### Supplied information
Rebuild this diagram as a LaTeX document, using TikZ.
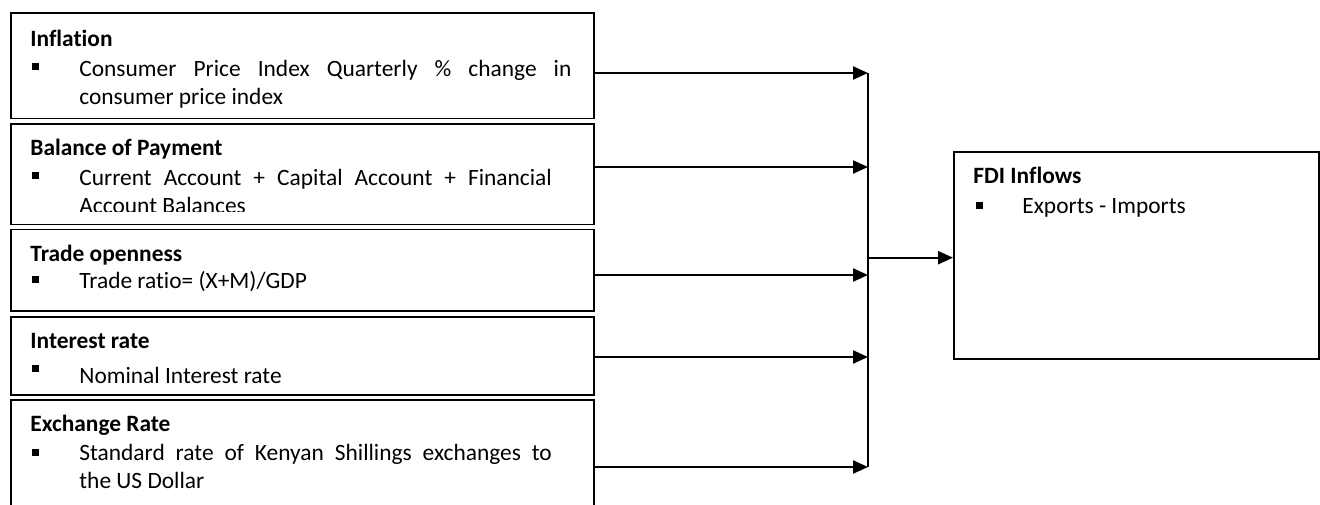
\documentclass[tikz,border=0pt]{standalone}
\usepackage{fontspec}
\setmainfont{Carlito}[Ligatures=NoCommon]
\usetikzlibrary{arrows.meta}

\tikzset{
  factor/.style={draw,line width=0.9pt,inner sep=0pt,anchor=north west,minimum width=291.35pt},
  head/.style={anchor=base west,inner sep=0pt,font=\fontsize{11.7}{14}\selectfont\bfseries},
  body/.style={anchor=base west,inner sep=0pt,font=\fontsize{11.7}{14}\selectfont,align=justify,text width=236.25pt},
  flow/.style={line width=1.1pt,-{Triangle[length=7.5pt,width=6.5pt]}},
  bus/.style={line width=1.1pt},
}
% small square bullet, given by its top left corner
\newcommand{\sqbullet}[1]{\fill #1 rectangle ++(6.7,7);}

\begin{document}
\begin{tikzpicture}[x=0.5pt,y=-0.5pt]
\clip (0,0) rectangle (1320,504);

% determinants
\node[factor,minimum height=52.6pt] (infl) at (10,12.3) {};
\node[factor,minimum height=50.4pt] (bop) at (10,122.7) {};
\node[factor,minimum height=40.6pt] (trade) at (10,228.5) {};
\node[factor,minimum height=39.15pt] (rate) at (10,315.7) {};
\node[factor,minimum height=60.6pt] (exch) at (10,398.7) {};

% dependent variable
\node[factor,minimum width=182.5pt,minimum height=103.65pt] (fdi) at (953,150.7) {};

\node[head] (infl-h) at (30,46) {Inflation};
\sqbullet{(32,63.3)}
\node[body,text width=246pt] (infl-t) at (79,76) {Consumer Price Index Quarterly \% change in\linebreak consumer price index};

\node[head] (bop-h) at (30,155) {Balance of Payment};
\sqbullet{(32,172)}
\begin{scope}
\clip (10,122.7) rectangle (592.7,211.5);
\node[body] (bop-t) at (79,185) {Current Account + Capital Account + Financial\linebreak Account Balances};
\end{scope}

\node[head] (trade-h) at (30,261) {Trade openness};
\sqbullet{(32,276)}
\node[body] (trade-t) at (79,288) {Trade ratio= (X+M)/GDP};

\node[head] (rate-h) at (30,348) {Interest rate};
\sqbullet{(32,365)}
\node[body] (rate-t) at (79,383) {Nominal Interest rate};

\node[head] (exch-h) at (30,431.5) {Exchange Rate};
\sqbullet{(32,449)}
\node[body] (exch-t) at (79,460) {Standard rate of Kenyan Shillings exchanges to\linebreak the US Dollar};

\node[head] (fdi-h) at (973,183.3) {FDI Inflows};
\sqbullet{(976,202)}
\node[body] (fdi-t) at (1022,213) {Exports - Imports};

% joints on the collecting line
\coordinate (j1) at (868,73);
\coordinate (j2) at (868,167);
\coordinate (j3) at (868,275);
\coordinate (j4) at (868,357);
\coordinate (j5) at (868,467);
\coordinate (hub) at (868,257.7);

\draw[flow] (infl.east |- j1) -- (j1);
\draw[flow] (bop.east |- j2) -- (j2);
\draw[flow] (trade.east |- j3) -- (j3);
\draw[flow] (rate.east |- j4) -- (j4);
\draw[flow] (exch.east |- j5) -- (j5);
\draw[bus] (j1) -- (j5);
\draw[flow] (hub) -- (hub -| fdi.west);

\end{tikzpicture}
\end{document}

### Exercise instructions
Give back exactly the lines from the first line of the data through the line with "(0,0) rectangle (1320,504);", pictures excluded.

### Correct answer
Rebuild this diagram as a LaTeX document, using TikZ.
\documentclass[tikz,border=0pt]{standalone}
\usepackage{fontspec}
\setmainfont{Carlito}[Ligatures=NoCommon]
\usetikzlibrary{arrows.meta}

\tikzset{
  factor/.style={draw,line width=0.9pt,inner sep=0pt,anchor=north west,minimum width=291.35pt},
  head/.style={anchor=base west,inner sep=0pt,font=\fontsize{11.7}{14}\selectfont\bfseries},
  body/.style={anchor=base west,inner sep=0pt,font=\fontsize{11.7}{14}\selectfont,align=justify,text width=236.25pt},
  flow/.style={line width=1.1pt,-{Triangle[length=7.5pt,width=6.5pt]}},
  bus/.style={line width=1.1pt},
}
% small square bullet, given by its top left corner
\newcommand{\sqbullet}[1]{\fill #1 rectangle ++(6.7,7);}

\begin{document}
\begin{tikzpicture}[x=0.5pt,y=-0.5pt]
\clip (0,0) rectangle (1320,504);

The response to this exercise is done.